Building... usually takes a while at fist - up to 2-3 minutes - that's the part when we recreate your environment in our infrastructure.
If you press Ctrl-C trying to interrupt the process, it will not stop your training, it will just stop streaming the output of your script. You can follow up the output in the provided link to your project, or log in directly at https://app.iskra.ml
If you try to run the train command again while there is any training running already, we will ask you if you want to interrupt the current training or run a new one in parallel.

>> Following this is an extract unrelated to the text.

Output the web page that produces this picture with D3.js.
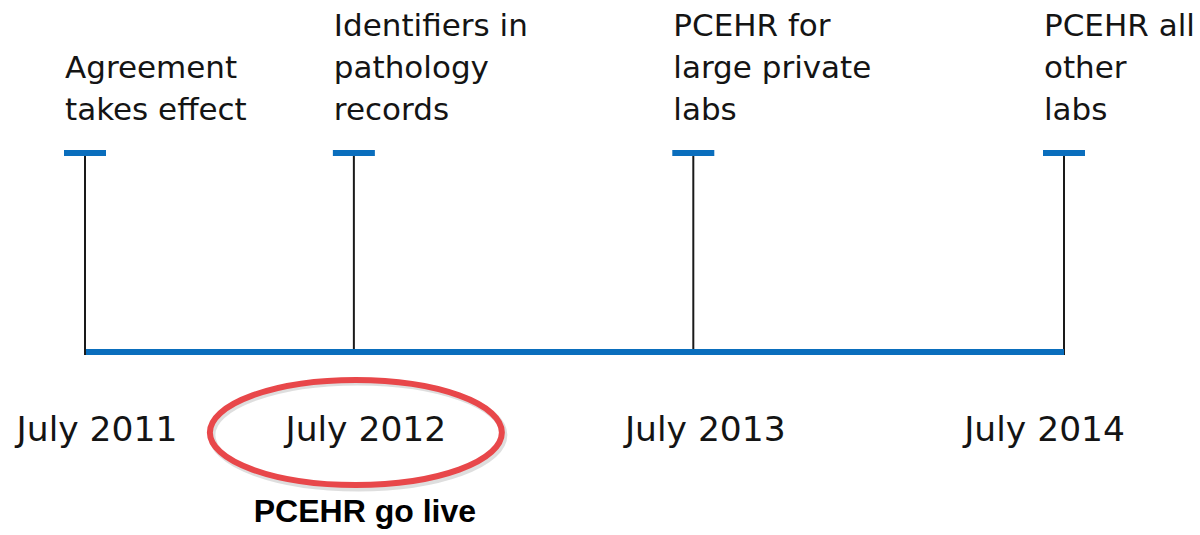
<!DOCTYPE html>
<html>
<head>
<meta charset="utf-8">
<script src="https://cdnjs.cloudflare.com/ajax/libs/d3/7.8.5/d3.min.js"></script>
<style>
  html, body { margin: 0; padding: 0; background: #fff; }
  svg { display: block; }
</style>
</head>
<body>
<div class="chart"></div>
<script>
// milestones (dates estimated from stem positions)
const eventDates = ['2011-07-01', '2012-04-27', '2013-05-12', '2014-07-01'];
const eventLabels = [
    ['Agreement', 'takes effect'],
    ['Identifiers in', 'pathology', 'records'],
    ['PCEHR for', 'large private', 'labs'],
    ['PCEHR all', 'other', 'labs']
];
const tickLabels = ['July 2011', 'July 2012', 'July 2013', 'July 2014'];
const highlightIndex = 1;
const highlightNote = 'PCEHR go live';

const width = 1200, height = 535;
const blue = '#0a6ebd';
const parse = d3.timeParse('%Y-%m-%d');

const events = eventDates.map((d, i) => ({date: parse(d), lines: eventLabels[i], tick: tickLabels[i]}));

let svg = d3.select('.chart')
    .append('svg')
    .attr('width', width)
    .attr('height', height);

const xScale = d3.scaleTime()
    .domain([parse(eventDates[0]), parse(eventDates[eventDates.length - 1])])
    .range([85, 1064]);

const baseY = 352, capY = 153, textBottom = 120, lineH = 42;

// stems
svg.selectAll('line.stem')
    .data(events)
    .enter()
    .append('line')
    .attr('class', 'stem')
    .attr('x1', d => xScale(d.date))
    .attr('x2', d => xScale(d.date))
    .attr('y1', capY)
    .attr('y2', baseY + 3)
    .attr('stroke', '#1a1a1a')
    .attr('stroke-width', 2);

// baseline
svg.append('line')
    .attr('x1', xScale.range()[0] + 1)
    .attr('x2', xScale.range()[1])
    .attr('y1', baseY)
    .attr('y2', baseY)
    .attr('stroke', blue)
    .attr('stroke-width', 6);

// caps
svg.selectAll('rect.cap')
    .data(events)
    .enter()
    .append('rect')
    .attr('class', 'cap')
    .attr('x', d => xScale(d.date) - 21)
    .attr('y', capY - 3)
    .attr('width', 42)
    .attr('height', 6)
    .attr('fill', blue);

// event labels
let labels = svg.selectAll('text.event')
    .data(events)
    .enter()
    .append('text')
    .attr('class', 'event')
    .attr('font-family', '"DejaVu Sans", Verdana, sans-serif')
    .attr('font-size', 31)
    .attr('fill', '#141414')
    .attr('transform', d => `translate(${xScale(d.date) - 20},${textBottom - (d.lines.length - 1) * lineH})`);

labels.selectAll('tspan')
    .data(d => d.lines)
    .enter()
    .append('tspan')
    .attr('x', 0)
    .attr('dy', (d, i) => i === 0 ? 0 : lineH)
    .text(d => d);

// date labels
svg.selectAll('text.tick')
    .data(events)
    .enter()
    .append('text')
    .attr('class', 'tick')
    .text(d => d.tick)
    .attr('x', (d, i) => i === events.length - 1 ? xScale(d.date) + 61 : xScale(d.date) + 12)
    .attr('y', 441)
    .attr('text-anchor', (d, i) => i === events.length - 1 ? 'end' : 'middle')
    .attr('font-family', '"DejaVu Sans", Verdana, sans-serif')
    .attr('font-size', 34.5)
    .attr('fill', '#141414');

// highlight ellipse
const hx = xScale(events[highlightIndex].date) + 2;
svg.append('ellipse')
    .attr('cx', hx + 2)
    .attr('cy', 435)
    .attr('rx', 146)
    .attr('ry', 53)
    .attr('fill', 'none')
    .attr('stroke', '#a0a0a0')
    .attr('stroke-opacity', 0.35)
    .attr('stroke-width', 7);

svg.append('ellipse')
    .attr('cx', hx)
    .attr('cy', 432.5)
    .attr('rx', 146)
    .attr('ry', 52.5)
    .attr('fill', 'none')
    .attr('stroke', '#e8474a')
    .attr('stroke-width', 6);

svg.append('text')
    .text(highlightNote)
    .attr('x', hx + 9)
    .attr('y', 522)
    .attr('text-anchor', 'middle')
    .attr('font-family', '"Liberation Sans", Arial, sans-serif')
    .attr('font-weight', 'bold')
    .attr('font-size', 32)
    .attr('fill', '#000');
</script>
</body>
</html>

$ iskra train training.py Project: your-project-name (<project_id>) Process Time CPU GPU qg8MswBFfYO5pTW49lIX 12 min 65% 99% You are already running the above training jobs. Do you want to launch another one? (y/[n])
Behind the scenes
This command will run your training on the default machine we offer:
64 GB RAM
16Gb NVIDIA Tesla V100 GPU
If at any point we can't offer this type of machine, you will be informed about what are the specifications of machine we offer instead, or expected time of waiting for the default machine.
Monitoring the progress
After you start the training job, the CLI will show you a link to the web interface and the output of your training script below that. Terminating the process will not stop the training. If you wish to stop the training job, use the CLI
iskra stop <your_training_job_id>
You can also see your ongoing trainings, machines telemetry, stop or inspect the logs. You can access the web interface at https://app.iskra.ml. You can also retrieve the list of running training jobs for a given project (inside of its directory):
iskra ps :: Project: your-project-name (<project_id>) Running Time Status e41d1301-c1fb-4f2f-8154-06b540098ac4 4 minutes Env Build Started Stopped Time Status Artifacts e799a129-5eca-4ddb-9097-27ab88d1952c 6 minutes Training Failed 22 bytes
and then stop the project. Training job IDs are, obviously, not real.
Retrieving the artifacts
In an usual scenario, you will probably want to retrieve all the information your training script saved to the disk during the training. Whether it's the model with its weighs, or files saved in epochs during the training, you can retrieve this information simply by
iskra download <project_id>
to download the artifacts of the last finished training. These commands will open your browser and initiate download of all artifacts in an archive file.
You can also access all the artifacts (and separate files) in the web interface,in the details details screen of the specific training job.